Sometimes getting through your workday is challenging enough in itself. Flurries of meetings, paperwork, emails and phone calls bombard us all, and amid the stress, it’s very easy to forget the essentials of the most basic HR practices. What is infinitely more stressful, however, is your company being sued by a disgruntled employee. The following list serves to remind you of the fundamental ways you can protect your company (and how you can keep “testify in court” off your to-do list).
- Poorly drafted or inconsistently applied personnel policies: In addition to reviewing your policies periodically, you need to ensure that they are internally consistent, and that policies are based on and accurately reflect the law (ADA, FMLA, etc.) It’s also extremely important to remember that no good deed goes unpunished. Inconsistent application of policies is the most fertile ground for plaintiffs in discrimination claims. Your good deed could be used against you.

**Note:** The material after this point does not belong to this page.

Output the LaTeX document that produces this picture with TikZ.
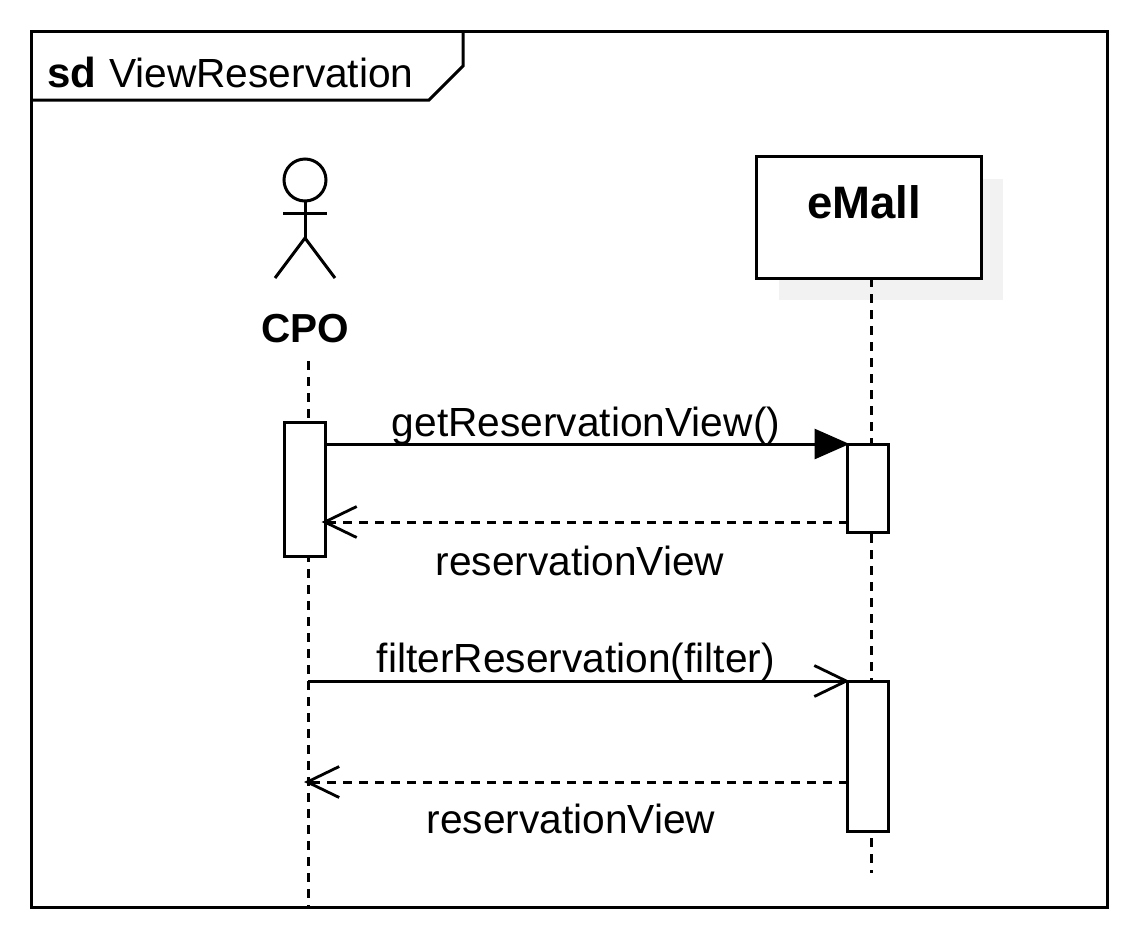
\documentclass[tikz,border=0pt]{standalone}
\usepackage{fontspec}
\setmainfont{Liberation Sans}
\usetikzlibrary{arrows.meta,positioning}
\begin{document}
\begin{tikzpicture}[x=1pt, y=-1pt, line width=3pt, outer sep=0pt,
	lifeline/.style={dash pattern=on 9pt off 7pt},
	activation/.style={draw, fill=white, minimum width=41pt, inner sep=0pt},
	lbl/.style={inner sep=0pt, font=\fontsize{40.7}{44}\selectfont},
	boldlbl/.style={inner sep=0pt, font=\fontsize{40.5}{44}\selectfont\bfseries},
	open/.style={-{Straight Barb[length=32pt, width=31pt, line width=2.8pt]}, shorten >=-2pt},
	back/.style={-{Straight Barb[length=32pt, width=31pt, line width=2.8pt]}, shorten >=-4pt},
	solidtip/.style={-{Triangle[length=35pt, width=30pt]}, shorten >=-2pt}]
	\useasboundingbox (0,0) rectangle (1138,938);
	\fill[white] (0,0) rectangle (1138,938);
	
	\node[draw, minimum width=1076pt, minimum height=876pt, inner sep=0pt, anchor=north west] (frame) at (31,31) {};
	\draw (31,100) -- (429,100) -- (463,66) -- (463,31);
	\node[boldlbl, anchor=base west, font=\fontsize{42}{44}\selectfont\bfseries] (sd) at (47,87) {sd};
	\node[lbl, anchor=base west] (title) at (109,87) {ViewReservation};
	
	\fill[black!5] (779,179) rectangle (1003,300);
	\node[draw, fill=white, minimum width=225pt, minimum height=122pt, inner sep=0pt, anchor=north west] (emall) at (756,156) {};
	\node[boldlbl, anchor=base, font=\fontsize{45.5}{48}\selectfont\bfseries] (emallname) at (864,218) {eMall};
	
	\node[draw, circle, minimum size=42pt, inner sep=0pt] (head) at (305,180) {};
	\coordinate (neck) at (305,238);
	\coordinate (armL) at (283,213);
	\coordinate (armR) at (327,213);
	\coordinate (legL) at (275,278);
	\coordinate (legR) at (335,278);
	\draw (head) -- (neck);
	\draw (armL) -- (armR);
	\draw (legL) -- (neck) -- (legR);
	\node[boldlbl, anchor=base] (cpo) at (305,342) {CPO};
	
	\coordinate (cpotop) at (308,361);
	\coordinate (cpobot) at (308,906);
	\coordinate (emalltop) at (871,278);
	\coordinate (emallbot) at (871,873);
	\draw[lifeline] (cpotop) -- (cpobot);
	\draw[lifeline] (emalltop) -- (emallbot);
	
	\node[activation, minimum height=134pt, anchor=north] (act1) at (305,422) {};
	\node[activation, minimum height=88pt, anchor=north] (act2) at (868,444) {};
	\node[activation, minimum height=150pt, anchor=north] (act3) at (868,681) {};
	
	\coordinate (cpolife1) at (308,681);
	\coordinate (cpolife2) at (308,782);
	
	\draw[solidtip] (act1.east |- act2.north) -- (act2.north west);
	\draw[back, lifeline] (act2.west |- 0,522) -- (act1.east |- 0,522);
	\draw[open] (cpolife1) -- (act3.north west);
	\draw[back, lifeline] (act3.west |- cpolife2) -- (cpolife2);
	
	\node[lbl, anchor=base] (msg1) at (586,436) {getReservationView()};
	\node[lbl, anchor=base] (ret1) at (580,575) {reservationView};
	\node[lbl, anchor=base] (msg2) at (576,672) {filterReservation(filter)};
	\node[lbl, anchor=base] (ret2) at (571,833) {reservationView};
\end{tikzpicture}
\end{document}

- Unintentional modification of at-will employment: Oral promises like, “You’ll always have a job here,” or “Keep up the good work and you’ll be promoted,” can get you into hot water. The failure to affix appropriate at-will disclaimers in manuals or policies can also have consequences later. Breach of contract claims almost always go to a jury, so your best defense is to avoid inadvertantly creating an employment contract in the first place.
- Mishandling personnel documents and information: The list of things that should be included in personnel files includes applications/resumes, performance reviews, employment contracts, corrective action memos, and signed employee acknowledgments. Things that should never appear in personnel files include medical information, I-9 forms, information about employees’ protected status, or potentially libelous material.
- Careless treatment of employee complaints: In addition to having a clearly written complaint policy, you should respond to complaints promptly, thoroughly and effectively. Maintaining as much confidentiality as is reasonably possible, and involving only those who need to know are key. Assurance against retaliation is also essential.
- Improper classification of employees: Establishing whether an employee is classified as exempt or non-exempt is so important to protecting your business. The calculation of overtime, disciplinary actions, and deductions for exempt employees are just a handful of issues impacted by improper classification. The routinely problematic issue of independent contractor versus employee classifications can also result in large unexpected expenses down the road, even if a lawsuit is not on the horizon.
- FMLA land mines: Three common failures that can land you in trouble include not designating the “rolling” 12-month period; not designating leave as FMLA covered; and not running FMLA leave concurrent with workers’ compensation leave. Also, you can require the use of paid leave during FMLA leave. Knowing where you stand on these issues can go a long way in preventing misunderstandings later.
- Mishandling requests for reasonable accommodation: Making reasonable accommodations requires interaction and understanding between you and your employee. Reasonable accommodations may inlude making facilities accessible; job restructuring/light duty; modified schedules; leaves of absence; or special equipment. You don’t have to do precisely what the employee requests if you can determine another effective way to achieve his or her desired result. The important thing is that you try.
- Responding to EEOC charges: Responding to EEOC charges without the help of an attorney is certainly possible, but it is inadvisable. You could find yourself locked into a position without the benefit of legal advice, and the drafter becomes a critical witness. Also be wary of providing too much information, and the possiblity that you could inadvertantly waive available defenses. If you are responding to a charge, you are already in trouble. Don’t try to go it alone.
- Poor hiring practices: This is a huge arena with lots of pitfalls, but the most critical ways you can protect your company include the development of accurate job descriptions; training of employees specifically on how to interview applicants; and the use of standardized interview and application questions that are related to the requirements of the job. Performing background checks and remaining consistent from one applicant to the next are also critical steps.
- Failure to document: “If it’s not in writing, it didn’t happen.” While the statement isn’t technically true, that is what juries will tend to believe. They are also of the mind that if there was an important incident, you would have written something down about it. Be specific, accurate, and thorough. Have witnesses where appropriate and obtain signatures. Know how long you should retain your records, and what should be included within them.